=== Written request ===
Identify the lines that contain the string "script", then copy each of them.

=== Exercise inputs ===
>>>

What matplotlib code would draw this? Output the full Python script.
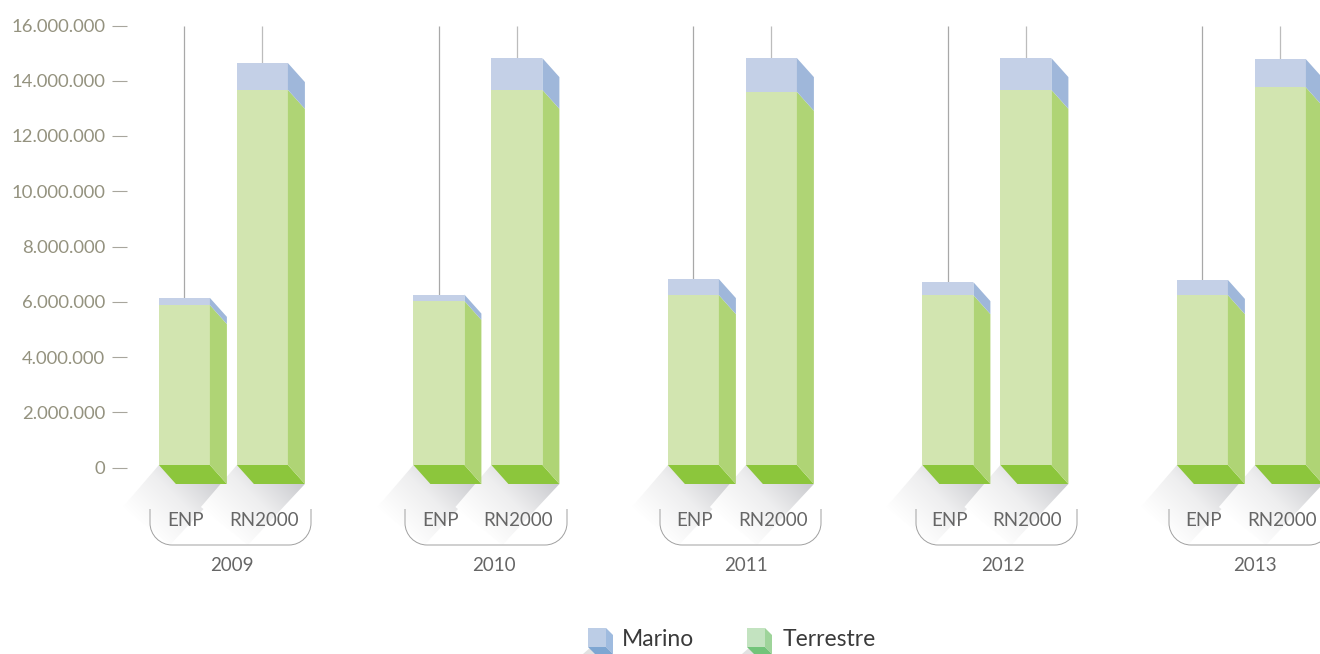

<<<
>>>

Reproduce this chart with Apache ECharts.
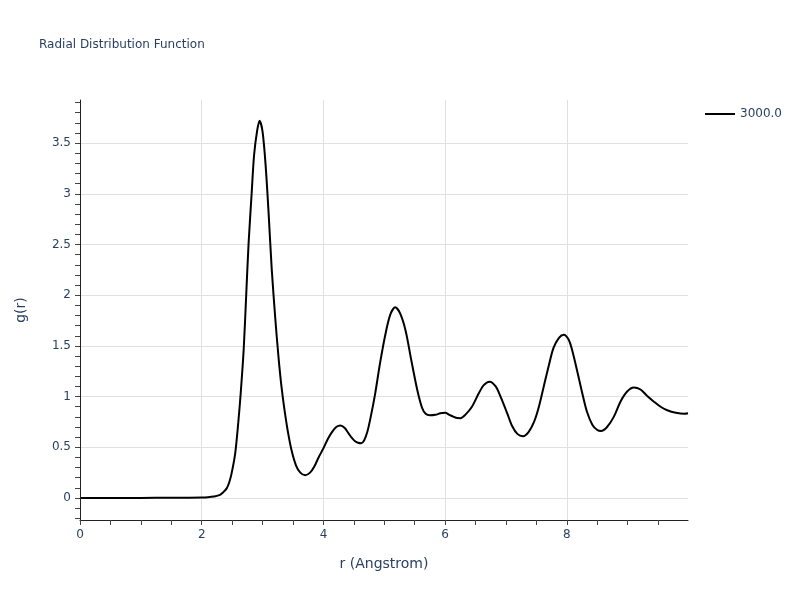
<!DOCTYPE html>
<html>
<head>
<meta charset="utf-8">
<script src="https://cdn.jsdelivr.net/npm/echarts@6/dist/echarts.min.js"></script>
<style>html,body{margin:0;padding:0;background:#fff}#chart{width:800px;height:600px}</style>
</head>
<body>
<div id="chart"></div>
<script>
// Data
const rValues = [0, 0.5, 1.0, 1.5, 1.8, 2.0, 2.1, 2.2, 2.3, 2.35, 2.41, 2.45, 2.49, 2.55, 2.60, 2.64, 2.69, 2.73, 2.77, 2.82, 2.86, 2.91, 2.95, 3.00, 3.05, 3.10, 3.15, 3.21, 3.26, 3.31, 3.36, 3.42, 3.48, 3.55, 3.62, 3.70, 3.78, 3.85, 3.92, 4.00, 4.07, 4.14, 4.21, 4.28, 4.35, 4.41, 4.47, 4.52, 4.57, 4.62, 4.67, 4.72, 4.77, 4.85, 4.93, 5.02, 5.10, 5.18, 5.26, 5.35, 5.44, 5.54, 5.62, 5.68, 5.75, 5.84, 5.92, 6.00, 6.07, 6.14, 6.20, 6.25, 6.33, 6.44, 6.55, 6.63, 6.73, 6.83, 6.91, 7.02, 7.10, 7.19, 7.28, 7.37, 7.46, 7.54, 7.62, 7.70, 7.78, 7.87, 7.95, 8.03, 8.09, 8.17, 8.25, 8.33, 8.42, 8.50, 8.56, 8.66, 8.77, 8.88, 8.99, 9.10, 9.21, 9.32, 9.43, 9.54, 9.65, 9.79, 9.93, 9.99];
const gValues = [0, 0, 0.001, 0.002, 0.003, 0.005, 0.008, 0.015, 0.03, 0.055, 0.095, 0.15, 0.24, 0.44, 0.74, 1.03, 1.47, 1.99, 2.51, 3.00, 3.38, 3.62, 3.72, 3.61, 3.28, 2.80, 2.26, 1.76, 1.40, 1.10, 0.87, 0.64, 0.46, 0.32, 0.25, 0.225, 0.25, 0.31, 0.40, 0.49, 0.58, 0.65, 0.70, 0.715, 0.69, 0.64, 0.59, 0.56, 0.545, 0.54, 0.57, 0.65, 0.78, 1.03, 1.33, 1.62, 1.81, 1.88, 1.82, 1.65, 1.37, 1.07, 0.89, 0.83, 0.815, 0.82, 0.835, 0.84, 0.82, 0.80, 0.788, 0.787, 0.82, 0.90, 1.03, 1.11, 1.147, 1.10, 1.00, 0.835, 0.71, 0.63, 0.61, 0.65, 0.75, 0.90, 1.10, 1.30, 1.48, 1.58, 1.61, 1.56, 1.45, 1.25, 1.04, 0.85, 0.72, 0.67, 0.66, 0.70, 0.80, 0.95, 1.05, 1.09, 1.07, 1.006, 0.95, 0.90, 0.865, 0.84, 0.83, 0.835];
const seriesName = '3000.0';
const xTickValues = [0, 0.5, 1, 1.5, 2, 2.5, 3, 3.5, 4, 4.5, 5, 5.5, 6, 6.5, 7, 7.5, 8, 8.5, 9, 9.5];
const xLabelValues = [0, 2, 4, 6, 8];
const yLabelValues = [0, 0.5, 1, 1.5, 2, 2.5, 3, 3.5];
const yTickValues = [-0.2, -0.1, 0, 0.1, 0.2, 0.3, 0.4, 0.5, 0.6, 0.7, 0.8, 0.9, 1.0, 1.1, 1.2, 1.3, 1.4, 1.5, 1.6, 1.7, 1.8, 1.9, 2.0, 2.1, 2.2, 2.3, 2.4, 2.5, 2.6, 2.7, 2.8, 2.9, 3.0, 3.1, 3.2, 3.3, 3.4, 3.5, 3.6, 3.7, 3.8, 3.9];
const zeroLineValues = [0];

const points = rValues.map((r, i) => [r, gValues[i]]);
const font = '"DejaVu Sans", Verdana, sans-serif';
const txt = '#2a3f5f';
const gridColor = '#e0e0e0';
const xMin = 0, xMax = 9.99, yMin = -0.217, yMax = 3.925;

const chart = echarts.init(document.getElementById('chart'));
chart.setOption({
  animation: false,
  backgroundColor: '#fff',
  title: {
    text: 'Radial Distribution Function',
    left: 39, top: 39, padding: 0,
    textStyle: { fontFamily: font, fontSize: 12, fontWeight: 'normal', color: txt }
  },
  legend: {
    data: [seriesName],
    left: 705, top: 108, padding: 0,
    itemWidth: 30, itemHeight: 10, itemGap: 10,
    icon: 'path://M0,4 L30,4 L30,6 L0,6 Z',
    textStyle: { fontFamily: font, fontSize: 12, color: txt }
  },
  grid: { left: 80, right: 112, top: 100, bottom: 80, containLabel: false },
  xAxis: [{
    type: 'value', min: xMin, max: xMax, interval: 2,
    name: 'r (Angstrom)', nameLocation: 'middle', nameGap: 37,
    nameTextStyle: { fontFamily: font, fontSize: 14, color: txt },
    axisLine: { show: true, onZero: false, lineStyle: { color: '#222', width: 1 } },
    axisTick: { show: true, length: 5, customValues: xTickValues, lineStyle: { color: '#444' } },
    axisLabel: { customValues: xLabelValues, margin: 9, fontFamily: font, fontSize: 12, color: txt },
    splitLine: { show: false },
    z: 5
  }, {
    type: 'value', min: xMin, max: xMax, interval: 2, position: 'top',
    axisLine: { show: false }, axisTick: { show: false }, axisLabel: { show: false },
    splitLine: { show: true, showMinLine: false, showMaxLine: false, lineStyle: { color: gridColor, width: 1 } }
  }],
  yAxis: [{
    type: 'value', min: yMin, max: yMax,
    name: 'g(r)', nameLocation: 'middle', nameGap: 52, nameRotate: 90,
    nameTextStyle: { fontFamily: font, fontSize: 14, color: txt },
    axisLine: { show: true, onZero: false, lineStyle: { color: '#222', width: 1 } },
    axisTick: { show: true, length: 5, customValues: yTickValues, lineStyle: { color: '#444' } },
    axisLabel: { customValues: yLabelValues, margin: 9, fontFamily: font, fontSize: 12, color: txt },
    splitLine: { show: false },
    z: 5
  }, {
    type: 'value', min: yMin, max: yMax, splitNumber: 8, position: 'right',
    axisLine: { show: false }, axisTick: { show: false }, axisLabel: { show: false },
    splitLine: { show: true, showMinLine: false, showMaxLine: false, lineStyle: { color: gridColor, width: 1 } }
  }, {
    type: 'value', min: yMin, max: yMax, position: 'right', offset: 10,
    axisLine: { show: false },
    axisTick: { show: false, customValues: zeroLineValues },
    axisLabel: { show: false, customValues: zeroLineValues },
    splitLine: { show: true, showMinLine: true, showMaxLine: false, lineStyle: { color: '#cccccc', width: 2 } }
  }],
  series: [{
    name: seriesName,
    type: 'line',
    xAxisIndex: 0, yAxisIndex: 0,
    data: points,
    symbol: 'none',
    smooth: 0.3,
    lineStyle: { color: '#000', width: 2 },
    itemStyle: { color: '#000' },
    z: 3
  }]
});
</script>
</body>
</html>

<<<

=== Answer to this problem ===
What matplotlib code would draw this? Output the full Python script.
<script src="https://cdn.jsdelivr.net/npm/echarts@6/dist/echarts.min.js"></script>
<script>
</script>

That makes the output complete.